Patrick Carnegy

Friends, Romans, Africans

issue 16 June 2012

There’s an honourable track record of versions of Shakespeare’s play presenting Julius Caesar as a dictatorial monster of modern times. In 1937 Orson Welles (playing Brutus) cast Caesar as Mussolini and staged many scenes like Nazi rallies. Despite a curmudgeonly critic dismissing the conspirators as looking like ‘a committee from a taxi-driver’s union’, the show was a huge hit and set in motion a train of similar readings. In Miami in 1986 audiences applauded the murderous disposal of Fidel Castro. At the RSC the following year Terry Hands directed a nakedly fascist Caesar, while in London in 1993 Caesar was played by a woman, thus supposedly representing the political assassination of Margaret Thatcher.

So there’s little novelty in the RSC now tackling the play ‘with a little help from Idi Amin and Mugabe’ as a headline in the Daily Telegraph put it. The real novelty is that Gregory Doran, who in September takes over from Michael Boyd as artistic director, sets the play in an indeterminate modern African state and directs an all-black cast. Doran says he got the idea from seeing a Complete Shakespeare from Robben Island, annotated by Nelson Mandela to the effect that the play has a special message for Africa.

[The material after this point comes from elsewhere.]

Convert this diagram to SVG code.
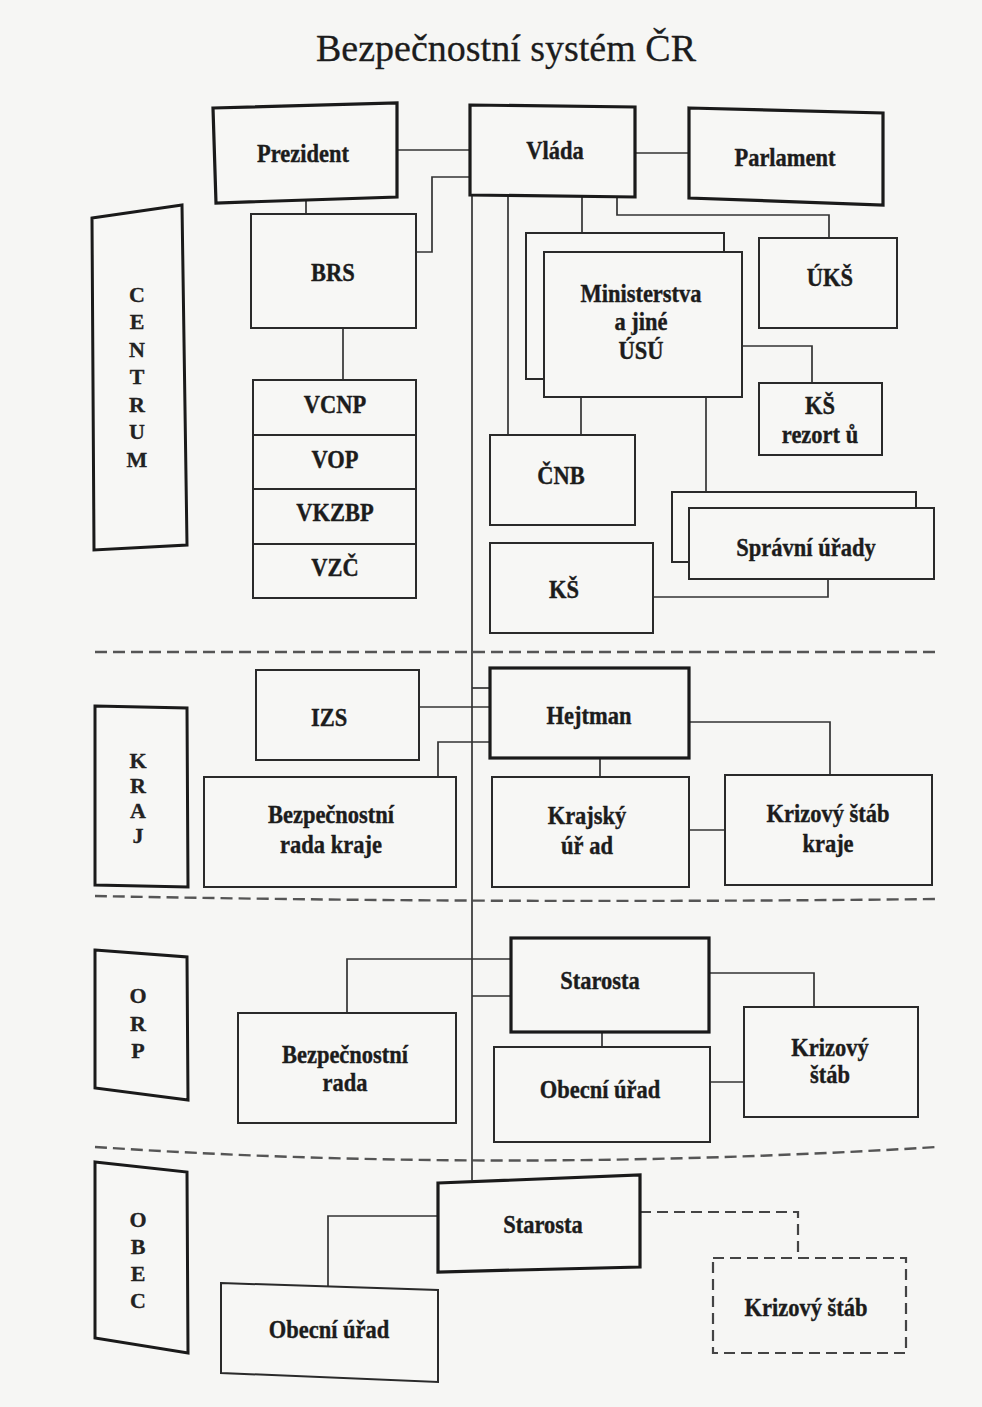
<svg xmlns="http://www.w3.org/2000/svg" width="982" height="1407" viewBox="0 0 982 1407">
<style>
  .bg{fill:#f6f6f4}
  .box{fill:#f7f7f5;stroke:#2a2a2a;stroke-width:2}
  .thick{fill:#f7f7f5;stroke:#1a1a1a;stroke-width:3.2}
  .side{fill:#f7f7f5;stroke:#1a1a1a;stroke-width:3}
  .dbox{fill:none;stroke:#444;stroke-width:2.2;stroke-dasharray:11 6}
  .conn{fill:none;stroke:#333;stroke-width:1.7}
  .dconn{fill:none;stroke:#444;stroke-width:2.2;stroke-dasharray:11 6}
  .sep{fill:none;stroke:#555;stroke-width:2.4;stroke-dasharray:12 6}
  .t{font-family:"Liberation Serif","Times New Roman",serif;font-weight:bold;font-size:22.5px;fill:#1c1c1c;stroke:#1c1c1c;stroke-width:0.35;text-anchor:middle}
  .s{font-family:"Liberation Serif","Times New Roman",serif;font-weight:bold;font-size:22px;fill:#222;stroke:#222;stroke-width:0.3;text-anchor:middle}
  .title{font-family:"Liberation Serif","Times New Roman",serif;font-size:38px;fill:#1c1c1c;stroke:#1c1c1c;stroke-width:0.3;text-anchor:middle}
</style>
<rect class="bg" x="0" y="0" width="982" height="1407"/>
<text class="title" x="506" y="61">Bezpečnostní systém ČR</text>

<g id="separators">
  <line class="sep" x1="95" y1="652" x2="937" y2="652"/>
  <path class="sep" d="M95,896 Q500,904 937,899"/>
  <path class="sep" d="M95,1147 Q500,1174 937,1147"/>
</g>

<g id="connectors">
  <line class="conn" x1="397" y1="150" x2="470" y2="150"/>
  <line class="conn" x1="635" y1="153" x2="689" y2="153"/>
  <line class="conn" x1="306" y1="201" x2="306" y2="214"/>
  <path class="conn" d="M416,252 H432 V177 H470"/>
  <line class="conn" x1="472" y1="196" x2="472" y2="1180"/>
  <line class="conn" x1="508" y1="196" x2="508" y2="435"/>
  <line class="conn" x1="582" y1="196" x2="582" y2="233"/>
  <path class="conn" d="M617,196 V215 H829 V238"/>
  <line class="conn" x1="343" y1="328" x2="343" y2="380"/>
  <path class="conn" d="M742,346 H812 V383"/>
  <line class="conn" x1="581" y1="397" x2="581" y2="435"/>
  <line class="conn" x1="706" y1="397" x2="706" y2="492"/>
  <path class="conn" d="M653,597 H828 V579"/>
  <line class="conn" x1="472" y1="688" x2="490" y2="688"/>
  <line class="conn" x1="419" y1="707" x2="490" y2="707"/>
  <path class="conn" d="M438,777 V742 H490"/>
  <line class="conn" x1="600" y1="758" x2="600" y2="777"/>
  <path class="conn" d="M689,722 H830 V775"/>
  <line class="conn" x1="689" y1="830" x2="725" y2="830"/>
  <path class="conn" d="M347,1013 V959 H511"/>
  <line class="conn" x1="472" y1="996" x2="511" y2="996"/>
  <line class="conn" x1="602" y1="1032" x2="602" y2="1047"/>
  <path class="conn" d="M709,973 H814 V1008"/>
  <line class="conn" x1="710" y1="1082" x2="744" y2="1082"/>
  <path class="conn" d="M438,1216 H328 V1286"/>
  <path class="dconn" d="M640,1212 H798 V1258"/>
</g>

<g id="centrum">
  <polygon class="side" points="92,218 182,205 187,545 94,550"/>
  <text class="s" x="137" y="302">C</text>
  <text class="s" x="137" y="329">E</text>
  <text class="s" x="137" y="357">N</text>
  <text class="s" x="137" y="384">T</text>
  <text class="s" x="137" y="412">R</text>
  <text class="s" x="137" y="439">U</text>
  <text class="s" x="137" y="467">M</text>
</g>
<g id="kraj">
  <polygon class="side" points="95,706 187,708 188,887 95,885"/>
  <text class="s" x="138" y="768">K</text>
  <text class="s" x="138" y="793">R</text>
  <text class="s" x="138" y="818">A</text>
  <text class="s" x="138" y="843">J</text>
</g>
<g id="orp">
  <polygon class="side" points="95,950 187,957 188,1100 95,1088"/>
  <text class="s" x="138" y="1003">O</text>
  <text class="s" x="138" y="1031">R</text>
  <text class="s" x="138" y="1058">P</text>
</g>
<g id="obec">
  <polygon class="side" points="95,1162 187,1172 188,1353 95,1338"/>
  <text class="s" x="138" y="1227">O</text>
  <text class="s" x="138" y="1254">B</text>
  <text class="s" x="138" y="1281">E</text>
  <text class="s" x="138" y="1308">C</text>
</g>

<g id="prezident">
  <polygon class="thick" points="213,108 397,103 397,197 216,203"/>
  <text class="t" transform="translate(303 162) scale(1 1.15)">Prezident</text>
</g>
<g id="vlada">
  <polygon class="thick" points="470,105 635,107 635,197 470,195"/>
  <text class="t" transform="translate(555 159) scale(1 1.15)">Vláda</text>
</g>
<g id="parlament">
  <polygon class="thick" points="689,108 883,113 883,205 689,198"/>
  <text class="t" transform="translate(785 166) scale(1 1.15)">Parlament</text>
</g>
<g id="brs">
  <rect class="box" x="251" y="214" width="165" height="114"/>
  <text class="t" transform="translate(333 281) scale(1 1.15)">BRS</text>
</g>
<g id="vyb">
  <rect class="box" x="253" y="380" width="163" height="218"/>
  <line class="box" x1="253" y1="435" x2="416" y2="435"/>
  <line class="box" x1="253" y1="489" x2="416" y2="489"/>
  <line class="box" x1="253" y1="544" x2="416" y2="544"/>
  <text class="t" transform="translate(335 413) scale(1 1.15)">VCNP</text>
  <text class="t" transform="translate(335 468) scale(1 1.15)">VOP</text>
  <text class="t" transform="translate(335 521) scale(1 1.15)">VKZBP</text>
  <text class="t" transform="translate(335 576) scale(1 1.15)">VZČ</text>
</g>
<g id="ministerstva">
  <rect class="box" x="526" y="233" width="198" height="146"/>
  <rect class="box" x="544" y="252" width="198" height="145"/>
  <text class="t" transform="translate(641 302) scale(1 1.15)">Ministerstva</text>
  <text class="t" transform="translate(641 330) scale(1 1.15)">a jiné</text>
  <text class="t" transform="translate(641 359) scale(1 1.15)">ÚSÚ</text>
</g>
<g id="uks">
  <rect class="box" x="759" y="238" width="138" height="90"/>
  <text class="t" transform="translate(830 286) scale(1 1.15)">ÚKŠ</text>
</g>
<g id="ks-rezortu">
  <rect class="box" x="759" y="383" width="123" height="72"/>
  <text class="t" transform="translate(820 414) scale(1 1.15)">KŠ</text>
  <text class="t" transform="translate(820 443) scale(1 1.15)">rezort ů</text>
</g>
<g id="cnb">
  <rect class="box" x="490" y="435" width="145" height="90"/>
  <text class="t" transform="translate(561 484) scale(1 1.15)">ČNB</text>
</g>
<g id="spravni-urady">
  <rect class="box" x="672" y="492" width="244" height="70"/>
  <rect class="box" x="689" y="508" width="245" height="71"/>
  <text class="t" transform="translate(806 556) scale(1 1.15)">Správní úřady</text>
</g>
<g id="ks">
  <rect class="box" x="490" y="543" width="163" height="90"/>
  <text class="t" transform="translate(564 598) scale(1 1.15)">KŠ</text>
</g>

<g id="izs">
  <rect class="box" x="256" y="670" width="163" height="90"/>
  <text class="t" transform="translate(329 726) scale(1 1.15)">IZS</text>
</g>
<g id="hejtman">
  <rect class="thick" x="490" y="668" width="199" height="90"/>
  <text class="t" transform="translate(589 724) scale(1 1.15)">Hejtman</text>
</g>
<g id="bezpecnostni-rada-kraje">
  <rect class="box" x="204" y="777" width="252" height="110"/>
  <text class="t" transform="translate(331 823) scale(1 1.15)">Bezpečnostní</text>
  <text class="t" transform="translate(331 853) scale(1 1.15)">rada kraje</text>
</g>
<g id="krajsky-urad">
  <rect class="box" x="492" y="777" width="197" height="110"/>
  <text class="t" transform="translate(587 824) scale(1 1.15)">Krajský</text>
  <text class="t" transform="translate(587 854) scale(1 1.15)">úř ad</text>
</g>
<g id="krizovy-stab-kraje">
  <rect class="box" x="725" y="775" width="207" height="110"/>
  <text class="t" transform="translate(828 822) scale(1 1.15)">Krizový štáb</text>
  <text class="t" transform="translate(828 852) scale(1 1.15)">kraje</text>
</g>

<g id="starosta-orp">
  <rect class="thick" x="511" y="938" width="198" height="94"/>
  <text class="t" transform="translate(600 989) scale(1 1.15)">Starosta</text>
</g>
<g id="bezpecnostni-rada">
  <rect class="box" x="238" y="1013" width="218" height="110"/>
  <text class="t" transform="translate(345 1063) scale(1 1.15)">Bezpečnostní</text>
  <text class="t" transform="translate(345 1091) scale(1 1.15)">rada</text>
</g>
<g id="obecni-urad-orp">
  <rect class="box" x="494" y="1047" width="216" height="95"/>
  <text class="t" transform="translate(600 1098) scale(1 1.15)">Obecní úřad</text>
</g>
<g id="krizovy-stab-orp">
  <rect class="box" x="744" y="1007" width="174" height="110"/>
  <text class="t" transform="translate(830 1056) scale(1 1.15)">Krizový</text>
  <text class="t" transform="translate(830 1083) scale(1 1.15)">štáb</text>
</g>

<g id="starosta-obec">
  <polygon class="thick" points="438,1183 640,1175 640,1267 438,1272"/>
  <text class="t" transform="translate(543 1233) scale(1 1.15)">Starosta</text>
</g>
<g id="obecni-urad-obec">
  <polygon class="box" points="221,1283 438,1290 438,1382 221,1373"/>
  <text class="t" transform="translate(329 1338) scale(1 1.15)">Obecní úřad</text>
</g>
<g id="krizovy-stab-obec">
  <rect class="dbox" x="713" y="1258" width="193" height="95"/>
  <text class="t" transform="translate(806 1316) scale(1 1.15)">Krizový štáb</text>
</g>
</svg>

As the RSC is no stranger to importing productions from all over the world, you’re only surprised that Doran hasn’t pulled in an off-the-shelf Julius Caesar from Africa. Still, it was doubtless irresistible to attempt his own take by working with the many fine British black actors still in touch with their roots. Who better for Mark Antony than Ray Fearon, or for Brutus than Paterson Joseph, happy to revel in his East African accent? — ‘a really sweet sound and it just, for me, lifted the play out of any clichés about Julius Caesar, and any clichés about Shakespeare’.